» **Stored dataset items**
══════════

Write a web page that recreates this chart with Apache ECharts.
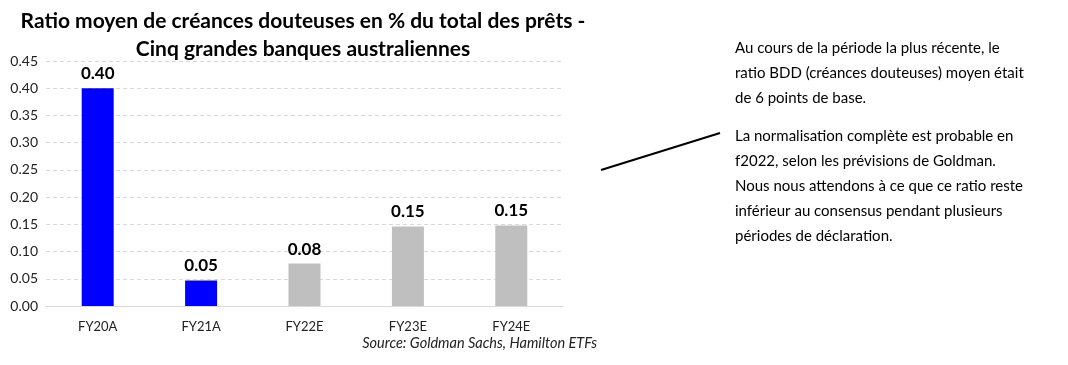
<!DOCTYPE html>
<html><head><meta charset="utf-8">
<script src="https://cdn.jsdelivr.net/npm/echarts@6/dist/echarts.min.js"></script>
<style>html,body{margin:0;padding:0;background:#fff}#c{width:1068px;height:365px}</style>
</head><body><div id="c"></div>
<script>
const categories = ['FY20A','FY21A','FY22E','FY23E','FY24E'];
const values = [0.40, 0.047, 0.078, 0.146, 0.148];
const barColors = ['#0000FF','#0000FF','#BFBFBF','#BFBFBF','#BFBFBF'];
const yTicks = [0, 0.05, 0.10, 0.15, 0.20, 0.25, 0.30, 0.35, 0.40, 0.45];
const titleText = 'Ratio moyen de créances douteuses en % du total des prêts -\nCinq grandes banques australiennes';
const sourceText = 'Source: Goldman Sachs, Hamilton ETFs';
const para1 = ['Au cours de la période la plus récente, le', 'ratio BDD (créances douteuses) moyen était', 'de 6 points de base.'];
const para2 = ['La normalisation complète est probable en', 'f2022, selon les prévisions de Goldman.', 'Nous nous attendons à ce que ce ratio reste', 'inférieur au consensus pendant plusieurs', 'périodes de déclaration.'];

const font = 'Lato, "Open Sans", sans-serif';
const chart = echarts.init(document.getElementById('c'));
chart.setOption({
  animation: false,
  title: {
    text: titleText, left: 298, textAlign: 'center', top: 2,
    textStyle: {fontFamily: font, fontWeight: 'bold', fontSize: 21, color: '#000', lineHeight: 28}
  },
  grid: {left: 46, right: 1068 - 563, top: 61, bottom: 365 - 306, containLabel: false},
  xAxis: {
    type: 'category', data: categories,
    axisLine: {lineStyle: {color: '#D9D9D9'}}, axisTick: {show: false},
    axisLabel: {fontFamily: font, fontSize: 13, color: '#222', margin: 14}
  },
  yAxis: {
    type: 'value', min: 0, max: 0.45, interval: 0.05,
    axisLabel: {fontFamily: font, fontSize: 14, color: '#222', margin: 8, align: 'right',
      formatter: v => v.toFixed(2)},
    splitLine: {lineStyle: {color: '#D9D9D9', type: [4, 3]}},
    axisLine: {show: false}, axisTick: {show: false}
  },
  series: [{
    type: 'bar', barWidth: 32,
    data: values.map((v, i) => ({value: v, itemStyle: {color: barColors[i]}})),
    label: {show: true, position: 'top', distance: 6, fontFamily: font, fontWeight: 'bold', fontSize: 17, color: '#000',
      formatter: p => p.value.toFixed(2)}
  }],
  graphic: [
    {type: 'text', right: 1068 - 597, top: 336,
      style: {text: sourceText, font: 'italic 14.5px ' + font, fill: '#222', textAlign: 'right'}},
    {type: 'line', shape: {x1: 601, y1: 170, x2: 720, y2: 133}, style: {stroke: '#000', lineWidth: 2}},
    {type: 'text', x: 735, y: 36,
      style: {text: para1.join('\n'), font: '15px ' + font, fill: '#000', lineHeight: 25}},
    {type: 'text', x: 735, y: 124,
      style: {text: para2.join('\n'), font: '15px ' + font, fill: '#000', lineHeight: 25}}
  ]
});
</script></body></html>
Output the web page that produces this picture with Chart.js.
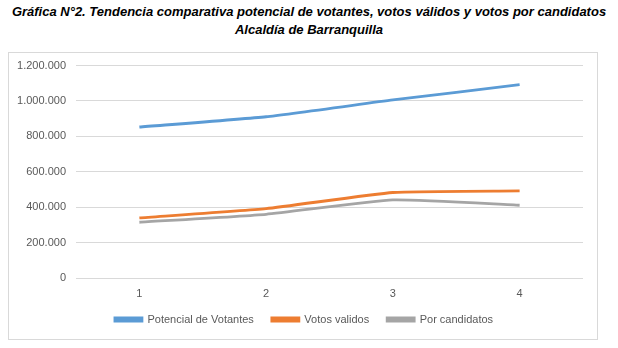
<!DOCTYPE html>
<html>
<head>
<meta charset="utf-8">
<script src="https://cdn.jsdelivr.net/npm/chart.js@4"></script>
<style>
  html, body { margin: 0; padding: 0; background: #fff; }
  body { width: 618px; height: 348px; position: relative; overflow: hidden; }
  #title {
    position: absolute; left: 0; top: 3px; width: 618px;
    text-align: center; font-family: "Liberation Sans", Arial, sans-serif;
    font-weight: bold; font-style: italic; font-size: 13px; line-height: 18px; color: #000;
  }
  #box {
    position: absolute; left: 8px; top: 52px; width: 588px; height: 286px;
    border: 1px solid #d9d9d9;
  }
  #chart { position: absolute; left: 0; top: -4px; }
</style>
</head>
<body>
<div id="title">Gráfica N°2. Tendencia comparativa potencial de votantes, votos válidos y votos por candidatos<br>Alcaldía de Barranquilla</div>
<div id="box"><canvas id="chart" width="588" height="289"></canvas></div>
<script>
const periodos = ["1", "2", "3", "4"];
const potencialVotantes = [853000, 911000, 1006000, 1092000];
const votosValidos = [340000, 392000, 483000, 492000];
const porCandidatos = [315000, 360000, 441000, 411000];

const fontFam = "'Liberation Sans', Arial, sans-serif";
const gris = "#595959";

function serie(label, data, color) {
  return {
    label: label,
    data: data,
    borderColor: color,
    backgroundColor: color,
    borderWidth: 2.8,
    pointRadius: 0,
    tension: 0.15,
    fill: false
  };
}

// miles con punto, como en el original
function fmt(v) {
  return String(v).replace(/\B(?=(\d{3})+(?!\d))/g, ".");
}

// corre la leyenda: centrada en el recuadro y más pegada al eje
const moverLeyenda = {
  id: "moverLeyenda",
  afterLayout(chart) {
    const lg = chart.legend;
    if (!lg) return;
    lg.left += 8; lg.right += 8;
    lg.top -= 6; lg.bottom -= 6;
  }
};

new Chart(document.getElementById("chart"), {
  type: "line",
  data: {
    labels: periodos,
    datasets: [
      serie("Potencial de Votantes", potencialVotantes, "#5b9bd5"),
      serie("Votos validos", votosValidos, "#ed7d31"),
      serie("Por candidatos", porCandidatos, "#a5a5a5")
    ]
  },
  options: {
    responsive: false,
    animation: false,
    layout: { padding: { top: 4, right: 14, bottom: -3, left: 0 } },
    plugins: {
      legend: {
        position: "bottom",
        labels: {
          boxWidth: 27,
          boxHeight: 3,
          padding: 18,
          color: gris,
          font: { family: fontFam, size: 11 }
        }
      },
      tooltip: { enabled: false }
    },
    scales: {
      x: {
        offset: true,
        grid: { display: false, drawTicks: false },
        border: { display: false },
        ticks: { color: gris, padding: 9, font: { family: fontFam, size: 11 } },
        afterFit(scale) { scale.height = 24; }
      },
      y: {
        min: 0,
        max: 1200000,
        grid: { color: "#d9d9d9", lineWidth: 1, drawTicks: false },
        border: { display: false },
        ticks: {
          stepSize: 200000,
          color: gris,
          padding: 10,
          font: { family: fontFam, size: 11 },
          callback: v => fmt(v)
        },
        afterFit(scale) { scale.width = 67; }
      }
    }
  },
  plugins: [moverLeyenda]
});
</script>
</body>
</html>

══════════

» **THE PROBLEM**
Begin with the first line of the entries above and write out each line exactly, ending with the line containing "const para2 = ['La". Leave out pictures.

» **SOLUTION TO THIS TASK**
Write a web page that recreates this chart with Apache ECharts.
<!DOCTYPE html>
<html><head><meta charset="utf-8">
<script src="https://cdn.jsdelivr.net/npm/echarts@6/dist/echarts.min.js"></script>
<style>html,body{margin:0;padding:0;background:#fff}#c{width:1068px;height:365px}</style>
</head><body><div id="c"></div>
<script>
const categories = ['FY20A','FY21A','FY22E','FY23E','FY24E'];
const values = [0.40, 0.047, 0.078, 0.146, 0.148];
const barColors = ['#0000FF','#0000FF','#BFBFBF','#BFBFBF','#BFBFBF'];
const yTicks = [0, 0.05, 0.10, 0.15, 0.20, 0.25, 0.30, 0.35, 0.40, 0.45];
const titleText = 'Ratio moyen de créances douteuses en % du total des prêts -\nCinq grandes banques australiennes';
const sourceText = 'Source: Goldman Sachs, Hamilton ETFs';
const para1 = ['Au cours de la période la plus récente, le', 'ratio BDD (créances douteuses) moyen était', 'de 6 points de base.'];
const para2 = ['La normalisation complète est probable en', 'f2022, selon les prévisions de Goldman.', 'Nous nous attendons à ce que ce ratio reste', 'inférieur au consensus pendant plusieurs', 'périodes de déclaration.'];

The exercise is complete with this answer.